• OBJECTIVE: Only the lines from the start of the data through the line containing "margin_level = [34, 34, 41, 41]" should be written out, exactly as they are, with both ends included and the pictures left out.

• AVAILABLE DATA:
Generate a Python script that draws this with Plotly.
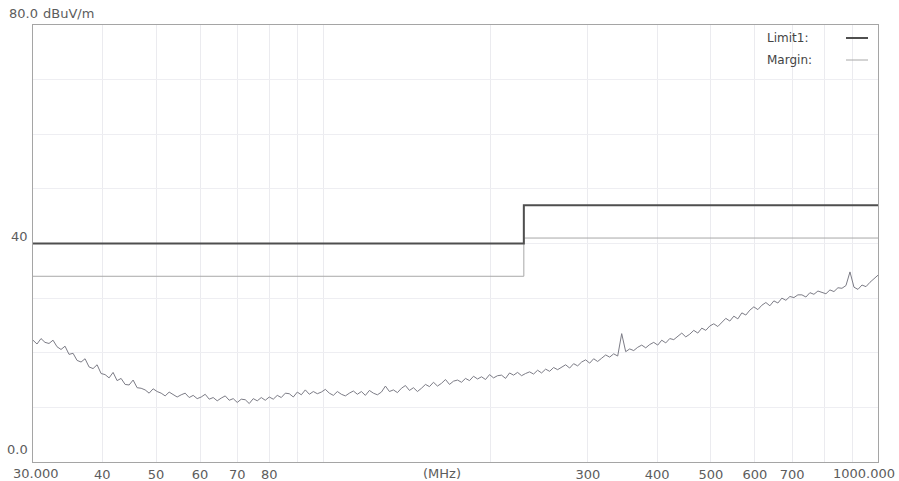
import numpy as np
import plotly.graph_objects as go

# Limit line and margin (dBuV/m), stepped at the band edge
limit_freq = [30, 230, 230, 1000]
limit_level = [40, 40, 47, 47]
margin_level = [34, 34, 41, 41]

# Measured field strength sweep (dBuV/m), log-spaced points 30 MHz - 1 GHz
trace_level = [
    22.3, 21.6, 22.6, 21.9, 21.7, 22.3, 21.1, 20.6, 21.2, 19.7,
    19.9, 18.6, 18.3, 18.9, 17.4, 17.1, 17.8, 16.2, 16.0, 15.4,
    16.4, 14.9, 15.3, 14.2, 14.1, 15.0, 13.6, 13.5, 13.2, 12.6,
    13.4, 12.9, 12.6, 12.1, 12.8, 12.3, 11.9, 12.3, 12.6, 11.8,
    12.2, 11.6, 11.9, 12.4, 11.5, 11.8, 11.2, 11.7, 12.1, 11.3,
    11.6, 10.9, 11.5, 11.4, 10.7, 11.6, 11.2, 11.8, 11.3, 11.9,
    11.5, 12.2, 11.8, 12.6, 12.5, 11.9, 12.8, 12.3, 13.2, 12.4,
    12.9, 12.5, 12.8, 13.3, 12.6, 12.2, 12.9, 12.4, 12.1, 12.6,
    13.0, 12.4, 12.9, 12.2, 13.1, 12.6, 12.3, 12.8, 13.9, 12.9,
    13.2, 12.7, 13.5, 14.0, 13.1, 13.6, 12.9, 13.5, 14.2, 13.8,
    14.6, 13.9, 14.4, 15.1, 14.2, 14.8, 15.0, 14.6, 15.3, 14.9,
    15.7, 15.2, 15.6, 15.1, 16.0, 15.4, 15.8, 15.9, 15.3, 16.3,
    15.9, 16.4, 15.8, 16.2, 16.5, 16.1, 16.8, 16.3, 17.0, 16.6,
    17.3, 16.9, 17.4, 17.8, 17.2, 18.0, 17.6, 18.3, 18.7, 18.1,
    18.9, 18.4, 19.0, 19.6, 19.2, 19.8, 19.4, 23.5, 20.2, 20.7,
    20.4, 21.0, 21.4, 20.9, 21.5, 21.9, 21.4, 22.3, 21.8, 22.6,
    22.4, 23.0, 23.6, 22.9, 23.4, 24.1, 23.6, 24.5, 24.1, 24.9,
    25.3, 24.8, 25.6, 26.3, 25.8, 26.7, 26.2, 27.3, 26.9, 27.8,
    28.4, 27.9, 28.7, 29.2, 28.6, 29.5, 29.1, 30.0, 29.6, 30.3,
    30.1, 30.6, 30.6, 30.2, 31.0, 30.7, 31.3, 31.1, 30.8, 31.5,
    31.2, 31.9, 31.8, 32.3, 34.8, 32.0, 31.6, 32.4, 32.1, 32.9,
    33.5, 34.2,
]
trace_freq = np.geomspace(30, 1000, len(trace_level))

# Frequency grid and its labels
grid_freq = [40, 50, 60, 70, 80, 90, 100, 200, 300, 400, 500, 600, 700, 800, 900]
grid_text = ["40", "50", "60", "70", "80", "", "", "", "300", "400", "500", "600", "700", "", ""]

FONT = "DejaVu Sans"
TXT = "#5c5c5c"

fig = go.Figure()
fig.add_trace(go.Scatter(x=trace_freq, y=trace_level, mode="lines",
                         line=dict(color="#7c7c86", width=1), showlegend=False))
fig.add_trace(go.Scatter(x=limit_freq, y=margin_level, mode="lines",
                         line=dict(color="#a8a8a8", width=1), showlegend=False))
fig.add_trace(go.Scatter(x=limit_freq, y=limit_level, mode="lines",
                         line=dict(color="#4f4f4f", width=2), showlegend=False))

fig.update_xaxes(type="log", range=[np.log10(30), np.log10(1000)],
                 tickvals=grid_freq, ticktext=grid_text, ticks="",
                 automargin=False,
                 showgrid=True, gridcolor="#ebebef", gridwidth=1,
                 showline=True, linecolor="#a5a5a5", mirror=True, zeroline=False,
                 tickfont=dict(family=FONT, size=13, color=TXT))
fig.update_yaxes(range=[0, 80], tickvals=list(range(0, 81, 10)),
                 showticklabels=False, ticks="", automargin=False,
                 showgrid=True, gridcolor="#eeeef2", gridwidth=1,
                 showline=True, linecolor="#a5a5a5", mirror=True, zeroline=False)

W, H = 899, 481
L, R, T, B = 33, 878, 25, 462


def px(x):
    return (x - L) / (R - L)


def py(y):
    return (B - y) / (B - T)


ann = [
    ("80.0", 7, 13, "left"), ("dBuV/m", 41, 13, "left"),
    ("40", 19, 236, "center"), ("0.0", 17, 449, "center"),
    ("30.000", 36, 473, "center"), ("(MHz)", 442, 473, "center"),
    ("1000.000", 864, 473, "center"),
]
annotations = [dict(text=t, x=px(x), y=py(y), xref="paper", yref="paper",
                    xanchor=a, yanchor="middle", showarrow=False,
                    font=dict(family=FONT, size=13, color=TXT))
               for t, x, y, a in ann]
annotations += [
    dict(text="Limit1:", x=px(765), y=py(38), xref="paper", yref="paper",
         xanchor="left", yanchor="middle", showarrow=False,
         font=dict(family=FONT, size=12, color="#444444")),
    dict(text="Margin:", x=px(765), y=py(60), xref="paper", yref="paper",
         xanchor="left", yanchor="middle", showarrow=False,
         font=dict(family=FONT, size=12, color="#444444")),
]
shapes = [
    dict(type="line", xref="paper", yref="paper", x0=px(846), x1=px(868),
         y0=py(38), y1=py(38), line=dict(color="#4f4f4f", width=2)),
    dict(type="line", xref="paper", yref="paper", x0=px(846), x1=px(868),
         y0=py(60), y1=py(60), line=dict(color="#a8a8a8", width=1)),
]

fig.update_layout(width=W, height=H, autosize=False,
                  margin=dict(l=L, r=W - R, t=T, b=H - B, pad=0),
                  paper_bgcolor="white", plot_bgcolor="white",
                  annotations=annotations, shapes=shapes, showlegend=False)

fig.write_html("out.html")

• SOLVED PROBLEM:
Generate a Python script that draws this with Plotly.
import numpy as np
import plotly.graph_objects as go

# Limit line and margin (dBuV/m), stepped at the band edge
limit_freq = [30, 230, 230, 1000]
limit_level = [40, 40, 47, 47]
margin_level = [34, 34, 41, 41]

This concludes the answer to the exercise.